Malaysia does not even accord to some of its citizens that are not of Malay ethnicity, Muslim creed, as many permanent residents holding red ICs, as well as Article 22: the right to freedom of thought, conscience and religion.

There is no freedom of religion for Muslims other than Islam of the Sunni Shafie School in Malaysia or risk being labelled as deviant or unbelievers," he said.

"Under Article 35 on the right to development, even Malaysians in constituencies won by opposition do not get to enjoy public funding for development in some cases.

"What can we learn from ground realities?
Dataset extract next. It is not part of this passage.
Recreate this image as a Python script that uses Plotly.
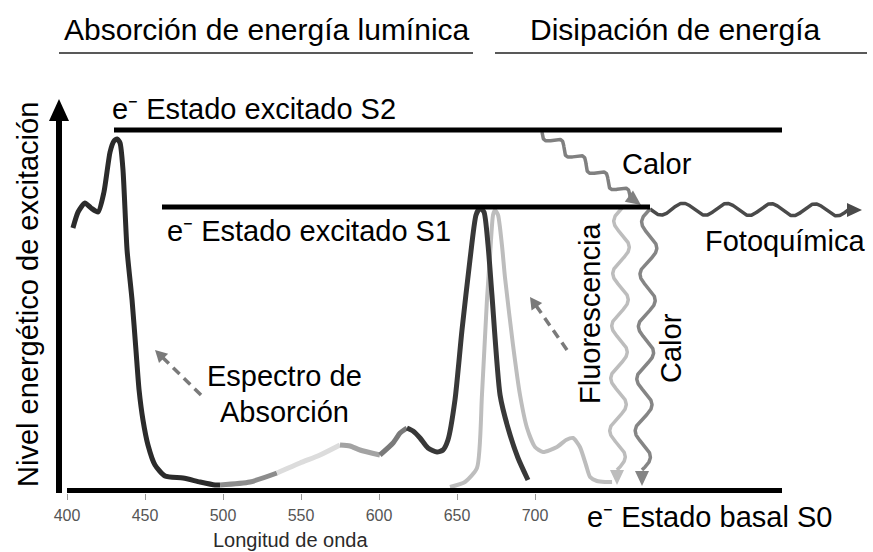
import numpy as np
import plotly.graph_objects as go

# -----------------------------
# Frame (pixel geometry of the drawing)
# -----------------------------
W, H = 873, 552
BASE = 493          # pixel row of the wavelength axis
X400 = 67           # pixel column of 400 nm
PX_PER_NM = 1.56

FONT = "Arial, Liberation Sans, sans-serif"
TXT = 29


def X(px):
    return 400 + (np.asarray(px, dtype=float) - X400) / PX_PER_NM


def Y(py):
    return BASE - np.asarray(py, dtype=float)


# -----------------------------
# Data
# -----------------------------
# absorption spectrum: wavelength (nm) and height above baseline (px units)
wl_abs = [403.8, 407.1, 411.5, 415.4, 419.9, 423.7, 427.6, 430.1, 432.1, 434.0,
          435.9, 438.5, 441.7, 444.2, 446.2, 448.7, 451.9, 456.4, 462.8, 474.4,
          485.3, 494.9, 498.1, 517.3, 534.6, 549.4, 562.2, 575.0, 581.4, 587.8,
          600.6, 609.0, 613.5, 617.9, 621.8, 626.3, 631.4, 637.2, 641.0, 644.2,
          648.7, 653.2, 658.3, 662.2, 664.7, 667.3, 669.9, 672.4, 677.6, 682.7,
          689.1, 695.5]
abs_h = [265, 281, 290, 285, 281, 301, 341, 352, 354, 350,
         323, 243, 193, 143, 103, 73, 48, 28, 17, 15,
         11, 8, 8, 11, 20, 30, 38, 48, 47, 43,
         38, 50, 60, 65, 62, 55, 45, 41, 43, 53,
         93, 163, 233, 278, 285, 281, 248, 198, 98, 65,
         35, 13]

# colour bands of the absorption trace
seg_edges = [403.8, 498.1, 534.6, 575.0, 600.6, 617.9, 695.5]
seg_colors = ["#2b2b2b", "#8c8c8c", "#dcdcdc", "#a3a3a3", "#7a7a7a", "#383838"]

# fluorescence emission spectrum
wl_em = [645.5, 655.1, 662.8, 666.0, 669.2, 671.2, 673.1, 674.4, 676.3, 678.8,
         680.8, 685.9, 690.4, 694.9, 700.0, 705.1, 714.1, 719.9, 724.4, 728.8,
         732.7, 735.3, 739.7, 744.9, 749.4]
em_h = [6, 11, 25, 98, 193, 238, 278, 283, 278, 248,
        215, 148, 98, 65, 46, 41, 46, 53, 55, 46,
        28, 16, 12, 11, 11]

tick_vals = [400, 450, 500, 550, 600, 650, 700]
tick_text = ["400", "450", "500", "550", "600", "650", "700"]


# -----------------------------
# Helpers for arrows
# -----------------------------
def head_path(tip, frm, length, half):
    tx, ty = tip
    fx, fy = frm
    d = np.hypot(tx - fx, ty - fy)
    ux, uy = (tx - fx) / d, (ty - fy) / d
    bx, by = tx - ux * length, ty - uy * length
    nx, ny = -uy * half, ux * half
    pts = [(tx, ty), (bx + nx, by + ny), (bx - nx, by - ny)]
    return "M " + " L ".join(f"{X(a):.3f},{Y(b):.3f}" for a, b in pts) + " Z"


def wave(p0, p1, amp, period, phase=0.0):
    x0, y0 = p0
    x1, y1 = p1
    L = np.hypot(x1 - x0, y1 - y0)
    n = max(round(2 * L / period) / 2, 0.5)
    period = L / n
    t = np.linspace(0, L, int(L * 2) + 2)
    ux, uy = (x1 - x0) / L, (y1 - y0) / L
    nx, ny = -uy, ux
    s = amp * np.sin(2 * np.pi * t / period + phase)
    return X(x0 + ux * t + nx * s), Y(y0 + uy * t + ny * s)


fig = go.Figure()
shapes = []

# emission spectrum (light grey)
fig.add_trace(go.Scatter(
    x=wl_em, y=em_h, mode="lines",
    line=dict(color="#bdbdbd", width=4, shape="spline", smoothing=0.6),
    hoverinfo="skip", showlegend=False
))

# absorption spectrum in colour bands
for lo, hi, col in zip(seg_edges[:-1], seg_edges[1:], seg_colors):
    idx = [i for i, w in enumerate(wl_abs) if lo <= w <= hi]
    fig.add_trace(go.Scatter(
        x=[wl_abs[i] for i in idx], y=[abs_h[i] for i in idx], mode="lines",
        line=dict(color=col, width=5, shape="spline", smoothing=0.6),
        hoverinfo="skip", showlegend=False
    ))

# wavy arrows: (start, end of wave, tip, colour, amp, period, width)
waves = [
    ((542, 132), (630, 197), (641, 205), "#808080", 5, 26, 3.5),   # Calor (S2 -> S1)
    ((650, 209), (848, 210), (862, 210), "#4a4a4a", 6, 43, 3.5),   # Fotoquímica
    ((622, 208), (617, 470), (617, 485), "#bdbdbd", 8, 52, 3.5),   # Fluorescencia
    ((650, 209), (642, 470), (642, 486), "#858585", 8, 52, 3.5),   # Calor (S1 -> S0)
]
for p0, p1, tip, col, amp, per, lw in waves:
    wx, wy = wave(p0, p1, amp, per)
    fig.add_trace(go.Scatter(
        x=wx, y=wy, mode="lines",
        line=dict(color=col, width=lw), hoverinfo="skip", showlegend=False
    ))
    shapes.append(dict(type="path", path=head_path(tip, p1, 15, 7),
                       xref="x", yref="y", fillcolor=col, line=dict(width=0)))

# dashed arrows pointing at the spectra
for tail, tip in [((201, 395), (155, 350)), ((567, 350), (530, 297))]:
    d = np.hypot(tip[0] - tail[0], tip[1] - tail[1])
    ux, uy = (tip[0] - tail[0]) / d, (tip[1] - tail[1]) / d
    fig.add_trace(go.Scatter(
        x=X([tail[0], tip[0] - ux * 9]), y=Y([tail[1], tip[1] - uy * 9]),
        mode="lines", line=dict(color="#7a7a7a", width=3.5, dash="9px,6px"),
        hoverinfo="skip", showlegend=False
    ))
    shapes.append(dict(type="path", path=head_path(tip, tail, 12, 6.5),
                       xref="x", yref="y", fillcolor="#7a7a7a", line=dict(width=0)))

# energy levels
levels = [(114, 782, 130), (162, 650, 207), (67, 782, 490.5)]
for xa, xb, yy in levels:
    shapes.append(dict(type="line", xref="x", yref="y",
                       x0=X(xa), x1=X(xb), y0=Y(yy), y1=Y(yy),
                       line=dict(color="#000000", width=5)))

# vertical energy arrow
shapes.append(dict(type="line", xref="x", yref="y", x0=X(59), x1=X(59),
                   y0=Y(493), y1=Y(118), line=dict(color="#000000", width=6)))
shapes.append(dict(type="path", path=head_path((59, 99), (59, 200), 22, 10),
                   xref="x", yref="y", fillcolor="#000000", line=dict(width=0)))

# header underlines
for xa, xb in [(59, 473), (495, 867)]:
    shapes.append(dict(type="line", xref="x", yref="y",
                       x0=X(xa), x1=X(xb), y0=Y(53), y1=Y(53),
                       line=dict(color="#222222", width=1.5)))

# -----------------------------
# Text (placed in paper units so labels below the axis stay visible)
# -----------------------------
E = "e\u207b "
labels = [
    ("Absorción de energía lumínica", 62, 30, "left", 0, 30),
    ("Disipación de energía", 528, 30, "left", 0, 30),
    (E + "Estado excitado S2", 110, 109, "left", 0, TXT),
    (E + "Estado excitado S1", 165, 231, "left", 0, TXT),
    ("Calor", 620, 164, "left", 0, TXT),
    ("Fotoquímica", 703, 241, "left", 0, TXT),
    ("Espectro de", 284, 376, "center", 0, TXT),
    ("Absorción", 284, 412, "center", 0, TXT),
    ("Fluorescencia", 590, 314, "center", -90, TXT),
    ("Calor", 671, 348, "center", -90, TXT),
    (E + "Estado basal S0", 585, 517, "left", 0, TXT),
    ("Nivel energético de excitación", 28, 295, "center", -90, TXT),
    ("Longitud de onda", 290, 540, "center", 0, 20),
]
annotations = []
for text, px, py, anchor, ang, size in labels:
    annotations.append(dict(
        text=text, x=px / W, y=(BASE - py) / BASE, xref="paper", yref="paper",
        xanchor=anchor, yanchor="middle", textangle=ang, showarrow=False,
        font=dict(family=FONT, size=size,
                  color="#2a2a2a" if size < 25 else "#000000")
    ))

fig.update_layout(
    width=W, height=H,
    margin=dict(l=0, r=0, t=0, b=H - BASE, pad=0),
    plot_bgcolor="white", paper_bgcolor="white",
    showlegend=False,
    xaxis=dict(
        range=[float(X(0)), float(X(W))],
        tickvals=tick_vals, ticktext=tick_text,
        ticks="outside", ticklen=6, tickwidth=1, tickcolor="#9a9a9a",
        tickfont=dict(family=FONT, size=16, color="#555555"),
        ticklabelstandoff=2,
        showline=False, showgrid=False, zeroline=False, fixedrange=True
    ),
    yaxis=dict(range=[0, BASE], visible=False, fixedrange=True),
    shapes=shapes,
    annotations=annotations,
)

# page body has a default 8px margin; drop it so the figure fills the window
fig.write_html("out.html", config={"displayModeBar": False},
               post_script="document.body.style.margin = '0px';")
Institutional and international humanitarian-concern framings regarding the so-called 'refugee problem' should periodically calibrate itself to emerging phenomena from the ground so that our Asean Community response is more inclusive," said Paluga.

In 2015, Malaysia was estimated to have a labour work force of 14 million out of a population of 31 million citizens.

A reason for not adopting the UN Refugees charter was that it would be too expensive to accord them the treatment they deserve by law.

However, Paluga said there is also an Asean Human Rights Declaration (AHRD) 2013 and Malaysia is a member.

He was speaking at a session at the 10th International Malaysian Studies Conference at UMS.

"According to the United Nations High Commission for Refugees (UNHCR) roundtable on Nov 6, 2015, the Malaysia Trade Union Congress (MTUC) cited the Ministry of Human Resource estimate of undocumented migrants at around two million to the Ministry of Home Affairs estimate of undocumented migrants at around four million.

"The Ministry of Human Resource as of June 2015, estimated that there were 2,245,513 documented foreign workers.

"Unpublished figures from the Enforcement Division of the Immigration Department on the 2011 amnesty exercise registered 1,303,126 undocumented migrants.

"Hence, there are no definite authoritative figures to show the facts. In Sabah, the Royal Commission of Inquiry (RCI) report on illegal migrants is still pending for action.

Paluga noted that Myanmar does not want to have any discussion on refugees. The country once told former Prime Minister Tun Dr Mahathir to take all the Muslims if he was so concerned about them.

Foreign Minister Datuk Seri Anifah Aman, as the Asean Chair in 2015, stated that the long term solution would be for Myanmar to resolve the Rohingya crisis domestically," said Dagmar Oberlies in a presentation 'Human Rights Based Approaches – A Critical Review'.